Need for flexibility
He understands Weix’s concern. “Jim is looking for more flexibility in his marketplace,” he said.
Harris offered this example in an email to Weix and NAR staff:
“I am a large franchise company with offices around the state. My company has offices served by a regional MLS in one part of the state, and has offices served by a different MLS in another part of the state. The territory of the MLSs’ overlap, since each MLS has its own opinion of what ‘natural market area’ means. My company has three offices in areas served by both MLSs.
“Given that both MLSs are Realtor association-owned, does this guidance imply that both MLSs could adopt a rule that forces me to have one of those offices subscribe to the MLS that is owned by an association that controls the jurisdiction where my office is located, even if I already am a subscriber to another that serves the same area, that I like better, and I feel gives me better service? Wouldn’t this kind of rule force me to buy service where I don’t want to?

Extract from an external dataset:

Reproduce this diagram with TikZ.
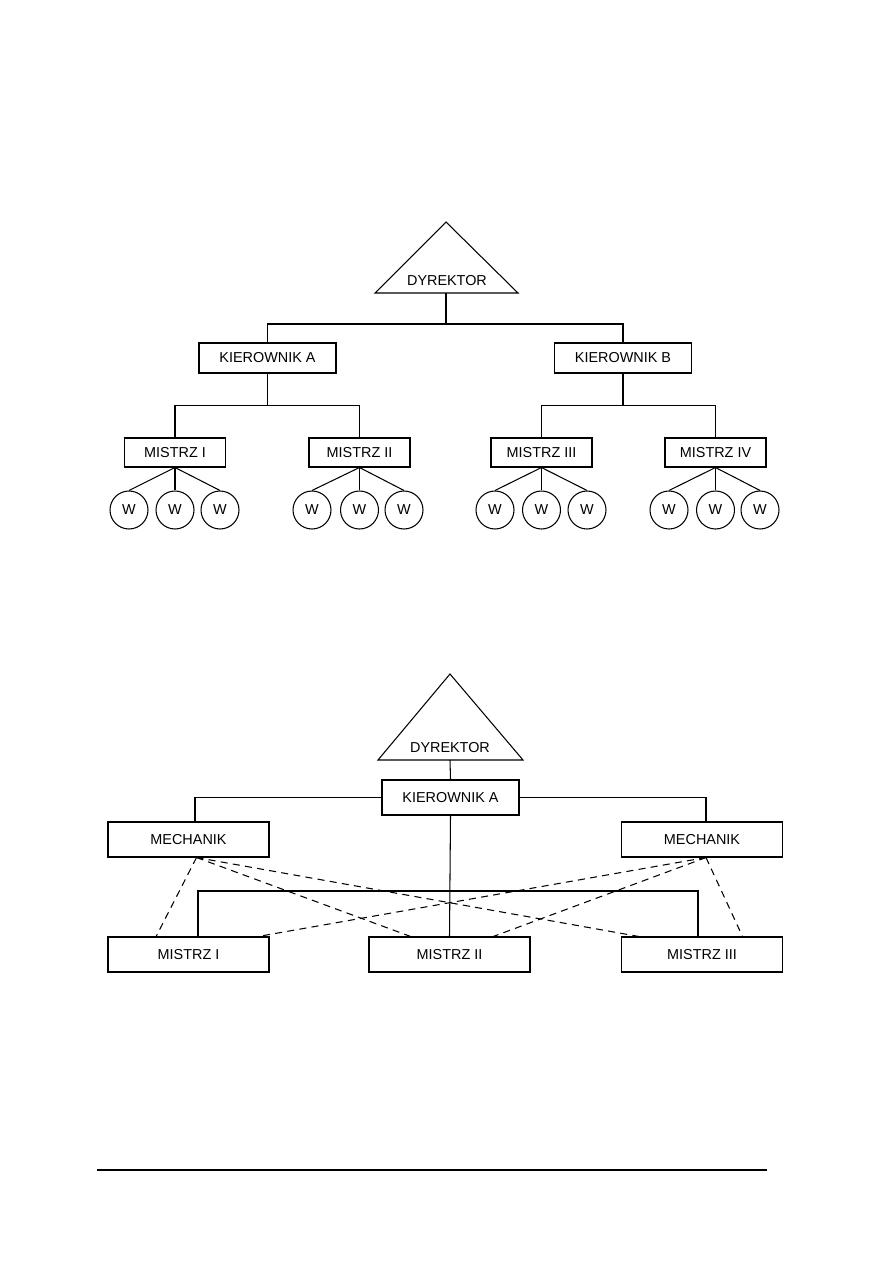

“We did make [an] Association of Choice ruling a number of years ago that allows me to be a member of any association I choose, regardless of the location of my office. It seems contradictory to force me to buy MLS services from a service I don’t want to simply because one of my other offices in the same jurisdiction buys services from that MLS. There may be very good reasons why, in border areas, when the MLS is the true natural marketplace but the association jurisdiction is not.
“I think this bears discussion.”
He doesn’t think that the process of evaluating the policy will go as fast as Weix would like, however.
In fact, Harris said, “I’m sure that no action will be taken right now.”
“The whole purpose of having people make requests and review them is to try to keep policy current as best we can. Sometimes they want it to go faster than it should, sometimes NAR goes slower than it should,” he added.
Everyone involved is just trying to get it right, he said.